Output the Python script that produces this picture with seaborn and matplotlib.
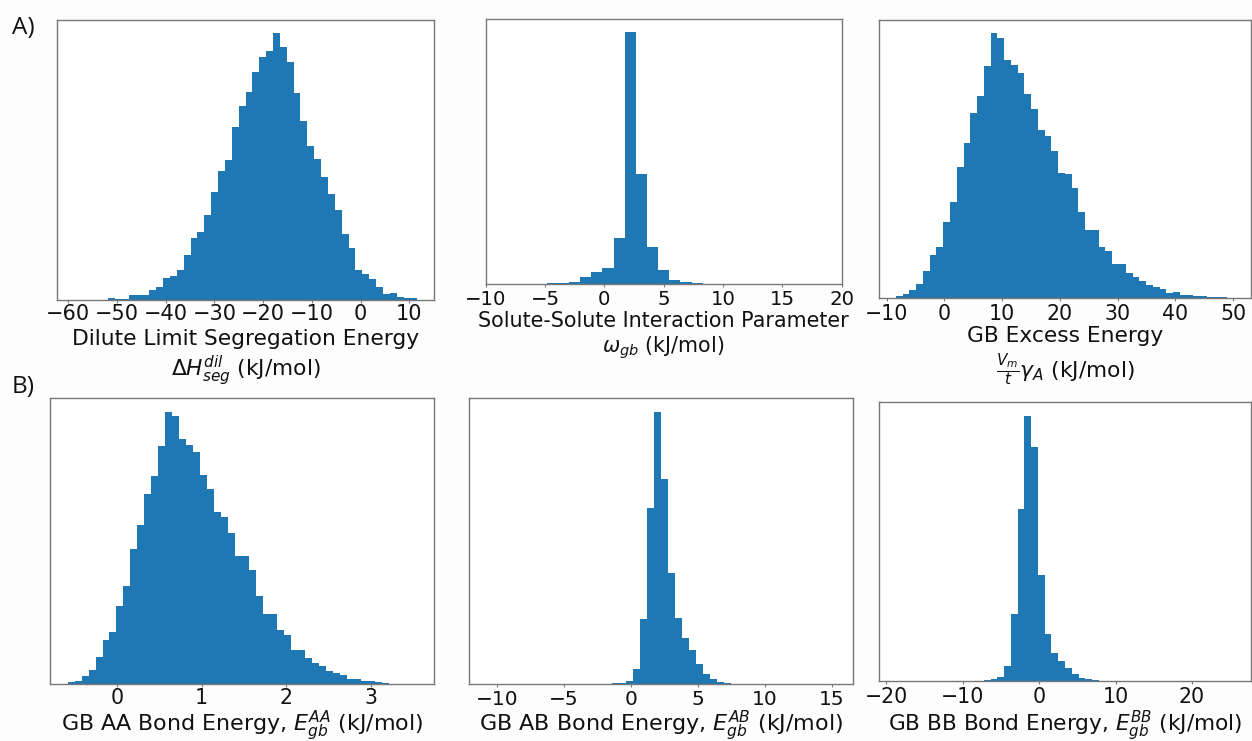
import numpy as np
import pandas as pd
import matplotlib
matplotlib.use("Agg")
import matplotlib.pyplot as plt
import seaborn as sns

# ---------------- data (relative bin counts) ----------------
# Panel A1: dilute limit segregation energy
seg_start, seg_width = -58.9, 1.411
seg_counts = [0.3, 0.3, 0.3, 1, 1, 5, 2, 2, 15, 15, 15, 31, 39, 66, 72, 90, 135, 185, 204, 257,
              324, 388, 421, 520, 584, 627, 687, 731, 748, 802, 761, 715, 624, 539, 463, 424, 370,
              320, 270, 199, 157, 89, 78, 62, 38, 19, 20, 8, 6, 5]

# Panel A2: solute-solute interaction parameter
omg_start, omg_width = -4.87, 0.94
omg_counts = [1, 3, 6, 19, 34, 47, 136, 756, 328, 111, 41, 10, 4, 1, 0.5]

# Panel A3: GB excess energy
exc_start, exc_width = -8.37, 1.17
exc_counts = [6, 11, 23, 41, 80, 127, 151, 227, 287, 392, 465, 553, 606, 694, 793, 780, 713, 697,
              675, 611, 567, 502, 486, 441, 373, 372, 328, 258, 203, 203, 153, 141, 100, 100, 73,
              61, 50, 38, 32, 27, 14, 16, 9, 8, 6, 5, 2, 1, 1, 0.5]

# Panel B1: GB AA bond energy
eaa_start, eaa_width = -0.583, 0.0825
eaa_counts = [7, 10, 24, 42, 82, 131, 155, 233, 294, 404, 478, 569, 624, 715, 816, 803, 734, 716,
              696, 628, 586, 517, 500, 454, 384, 384, 341, 265, 210, 210, 161, 146, 103, 103, 77,
              64, 54, 39, 33, 27, 16, 14, 10, 8, 6, 4, 1, 1, 1, 1]

# Panel B2: GB AB bond energy
eab_start, eab_width = -1.933, 0.521
eab_counts = [1, 3, 3, 9, 45, 194, 527, 817, 617, 334, 198, 139, 101, 61, 30, 14, 6, 2, 1]

# Panel B3: GB BB bond energy
ebb_start, ebb_width = -8.10, 0.884
ebb_counts = [1, 3, 6, 11, 45, 201, 516, 796, 702, 317, 141, 83, 59, 39, 21, 9, 5, 2, 1]

# axis labels
labels = [
    "Dilute Limit Segregation Energy\n$\\Delta H^{dil}_{seg}$ (kJ/mol)",
    "Solute-Solute Interaction Parameter\n$\\omega_{gb}$ (kJ/mol)",
    "GB Excess Energy\n$\\frac{V_m}{t}\\gamma_A$ (kJ/mol)",
    "GB AA Bond Energy, $E_{gb}^{AA}$ (kJ/mol)",
    "GB AB Bond Energy, $E_{gb}^{AB}$ (kJ/mol)",
    "GB BB Bond Energy, $E_{gb}^{BB}$ (kJ/mol)",
]
xlims = [(-62.26, 15.13), (-10, 20), (-11.3, 53.09), (-0.787, 3.748), (-12.09, 16.58), (-20.92, 27.71)]
xticks = [[-60, -50, -40, -30, -20, -10, 0, 10], [-10, -5, 0, 5, 10, 15, 20],
          [-10, 0, 10, 20, 30, 40, 50], [0, 1, 2, 3], [-10, -5, 0, 5, 10, 15], [-20, -10, 0, 10, 20]]

series = [(seg_start, seg_width, seg_counts), (omg_start, omg_width, omg_counts),
          (exc_start, exc_width, exc_counts), (eaa_start, eaa_width, eaa_counts),
          (eab_start, eab_width, eab_counts), (ebb_start, ebb_width, ebb_counts)]

# ---------------- style ----------------
sns.set_style("white")
plt.rcParams["font.family"] = ["DejaVu Sans"]
plt.rcParams["mathtext.fontset"] = "dejavusans"

W, H = 1252, 741
fig = plt.figure(figsize=(W / 100, H / 100), dpi=100)
fig.patch.set_facecolor("#fdfdfd")

# pixel boxes (left, right, top, bottom)
boxes = [(57.3, 434.3, 20, 300), (485.7, 841.7, 19, 283.7), (879, 1251, 20, 297.7),
         (50.3, 434.3, 398.3, 684), (469.3, 852.7, 398.3, 684), (879, 1251, 402.3, 681)]
label_sizes = [15.7, 14.9, 15.7, 15.9, 16.0, 15.6]
tick_sizes = [15.0, 14.2, 14.8, 14.8, 14.5, 14.8]
tick_pads = [0.6, 1.8, 1.8, 0.7, 1.8, 1.8]
label_pads = [3.2, 1.5, 1.5, 0.0, 0.0, 1.0]

for i, ((l, r, t, b), (start, width, counts)) in enumerate(zip(boxes, series)):
    ax = fig.add_axes([l / W, 1 - b / H, (r - l) / W, (b - t) / H])
    counts = [float(c) for c in counts]
    edges = [start + width * k for k in range(len(counts) + 1)]
    df = pd.DataFrame({
        "x": [0.5 * (edges[k] + edges[k + 1]) for k in range(len(counts))],
        "w": counts,
    })
    sns.histplot(data=df, x="x", weights="w", bins=edges, ax=ax, color="#1f77b4",
                 alpha=1, linewidth=0, edgecolor="none")
    ax.set_xlim(*xlims[i])
    ax.set_ylim(0, max(counts) * 1.05)
    ax.set_xticks(xticks[i])
    ax.set_yticks([])
    ax.set_ylabel("")
    ax.set_xlabel(labels[i], fontsize=label_sizes[i], color="#111111", labelpad=label_pads[i])
    ax.tick_params(axis="x", bottom=True, length=2.5, width=0.8, color="#777777",
                   labelsize=tick_sizes[i], labelcolor="#111111", pad=tick_pads[i])
    ax.set_facecolor("white")
    for sp in ax.spines.values():
        sp.set_color("#777777")
        sp.set_linewidth(1.0)

fig.text(12 / W, 1 - 34 / H, "A)", fontsize=17.5, family=["Open Sans", "DejaVu Sans"], color="#111111")
fig.text(12 / W, 1 - 393 / H, "B)", fontsize=17.5, family=["Open Sans", "DejaVu Sans"], color="#111111")

fig.savefig("out.png", dpi=100, facecolor=fig.get_facecolor())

────

WHAT YOU ARE ASKED TO DO » With all pictures left out, please transcribe exactly the lines from the start of the material through the line with "import seaborn as sns".

FINISHED ANSWER »
Output the Python script that produces this picture with seaborn and matplotlib.
import numpy as np
import pandas as pd
import matplotlib
matplotlib.use("Agg")
import matplotlib.pyplot as plt
import seaborn as sns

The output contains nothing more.